I wished I had a theory to explain why such reasoning is popular. I’ve heard it employed by all sorts of people – not just by folks who seem hostile to the use of data or folks not hostile to the use of data. Whatever the reason, the point does not really say anything at all.

One Response to “Does Your Point Make the Point You Think It Makes?”

  1. Rod says:

    I used to hire teenagers to work on the farm, and the starting wage was a dollar an hour until the kid learned how to do anything — anything — without being told every move to make. I gave the newly-hired kid a raise to $3 an hour as soon as they showed me they could do at least one simple task. At the time, the minimum wage was under $3.00, but I judged the market for reasonably sharp kids to be $3 an hour to start. The qualifying task was usually “feed the heifers and calves in the old barn,” something that tested not just how well they remembered what everyone got fed, but also whether they would close the doors and gates and not let the heifers run to Allentown. All my kids got a raise on the first day. Then, when they turned 16, many sought employment elsewhere where they could earn enough to buy a car and take girls out on dates.

    Note: a penny or two more or less did not provide any meaningful motivation.

    I suspect working at McDonald’s works much the same way. A few deadheads will wallow at the bottom of the heap, but anyone with any moxie will figure out how to get a promotion and a raise. Few people flip hamburgers for a living.

    As for grubbing for grades, I think this is behavior learned starting in first grade when students and their parents understand the importance of getting ahead on the backs of one’s fellow students. In our local public schools they have a “gifted” program that goes along with getting the best teachers and being put in the top academic group. By and large, kids in the non-gifted sections are not challenged academically and have little chance of being exposed to any advanced topics in their subjects. I bet it’s the same in most public schools. When the kids reach high school, class rank becomes very important, as it is in college. Indeed, affirmative action and all that goes with it began in California when hard-working asian students were filling up the top universities at the expense of black and hispanic students. And the theory goes that one’s career prospects are doomed if one does not get accepted at elite graduate schools (this may be completely false, but it sure sells grad school slots).
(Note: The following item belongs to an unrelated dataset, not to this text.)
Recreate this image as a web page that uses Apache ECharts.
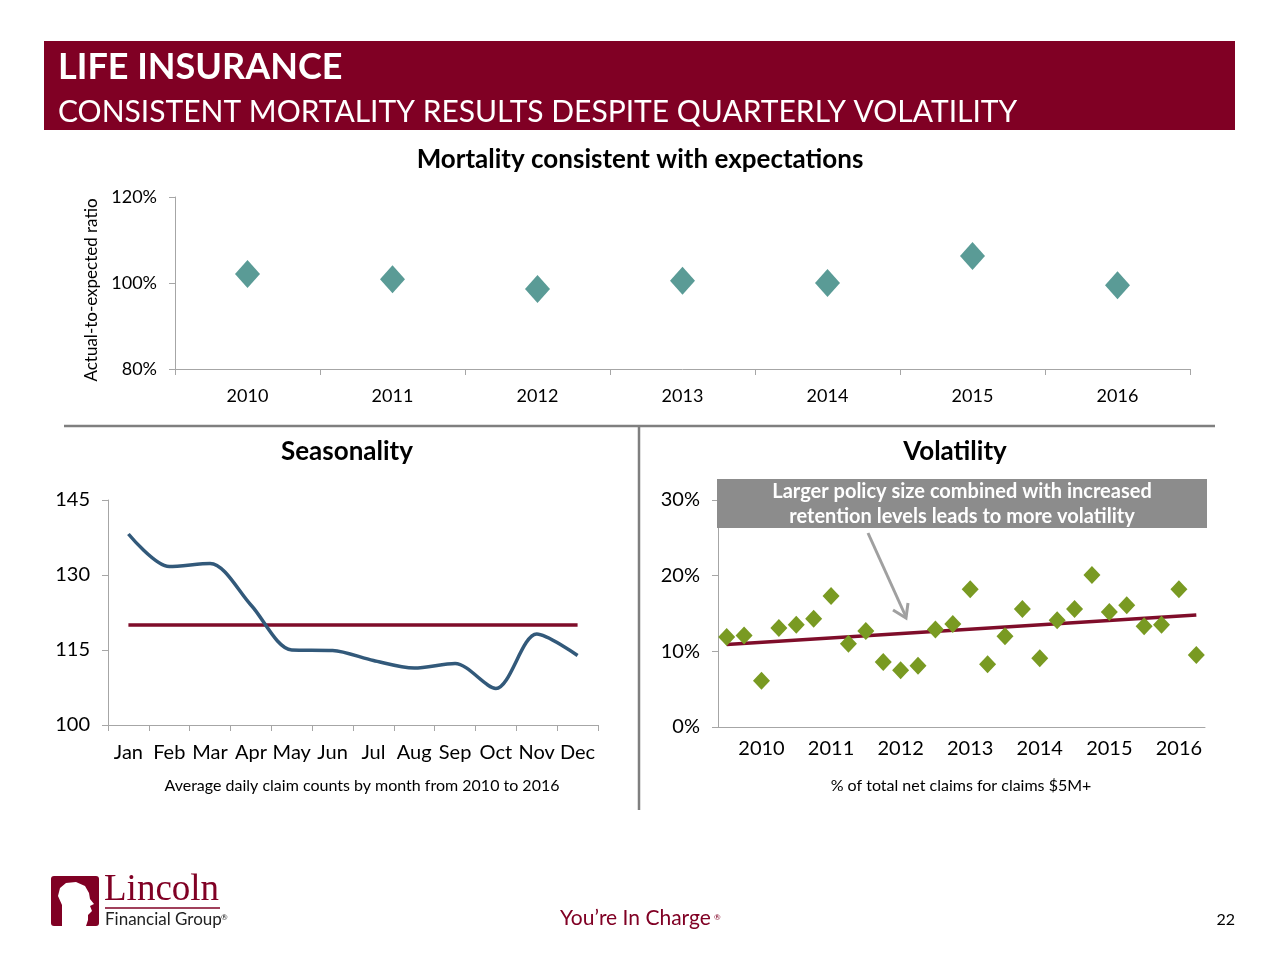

    This is not to say that Professor Wintercow should create a circus of whiners every time he posts grades. If the students have the meat, they will get A’s. Perhaps a stint in the outside world working for a living would change their attitudes. I remember thinking how I might have gotten straight A’s in college if I had worked half as hard as I did my first year teaching English. That tenth of a point could easily be explained by the proof of the alcohol a student imbibes on Friday and Saturday nights.